My marriage was only three years old when Daddy died. It was my second marriage. I was frightened my grief would tear it apart. Those intense emotions of heartache, traumatic stress, and fury funneled their way down to one emotional pipeline and spilled out in angry, watery, aggressive reactions. I couldn’t control my feelings and acted like a tired, cranky two-year-old child. I felt embarrassed to cry, but tears traveled down my face in rivers. Grief left me looking sulky.
My husband became a safe target. Most of my anger was focused at him over trivial things. We painted the house together and I furiously blamed him for leaving a paint-can in my way. He worked a split shift and was sleep deprived; I yelled at him for not listening.
My father’s suicide taught my husband and me how to communicate. We had a lot to digest. He didn’t understand why I was so quick-tempered, and he would react defensively. I didn’t recognize how tremendously angry he was with my father for hurting me. He tried to keep those feelings to himself; they came across to me as condemnation. We had a lot of conflict—and, thank God, ended up going for professional help.
Anger, I realized, had always been my method of dealing with uncontrollable things. That realization and my husband’s loving concern may well have been what saved our marriage. A counselor helped teach us both how to interpret our feelings. I learned it was because I felt safe enough with him that I centered much of my grieving fury at him. It wasn’t fair of me to do that. He learned that I needed to be held when I acted like a child, not walked away from. In counseling, we talked out our feelings without so much emotional-fuel.
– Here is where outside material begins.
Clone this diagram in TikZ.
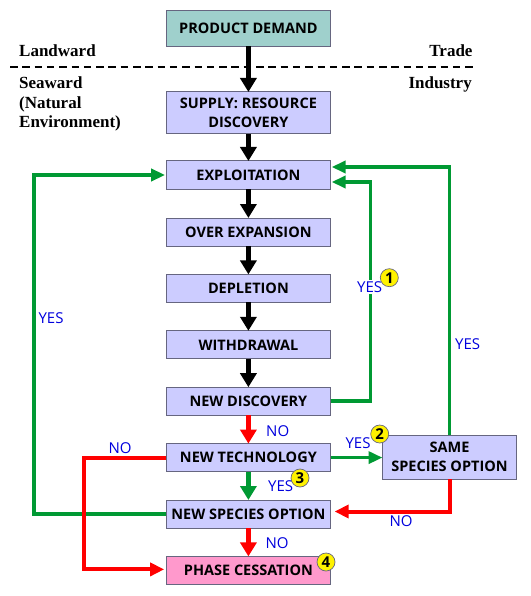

Afterwards, he was there for me all the way. He hugged me, and gave me space when I needed it. But most importantly, he listened to me when I experienced my anger-disguised emotions of helplessness. At a support group for families affected by suicide, he learned that my anger wasn’t as unique as he thought. My tears came with less anger after they stopped meeting his resistance.
After a suicide, communication and emotional support is as necessary as water and air.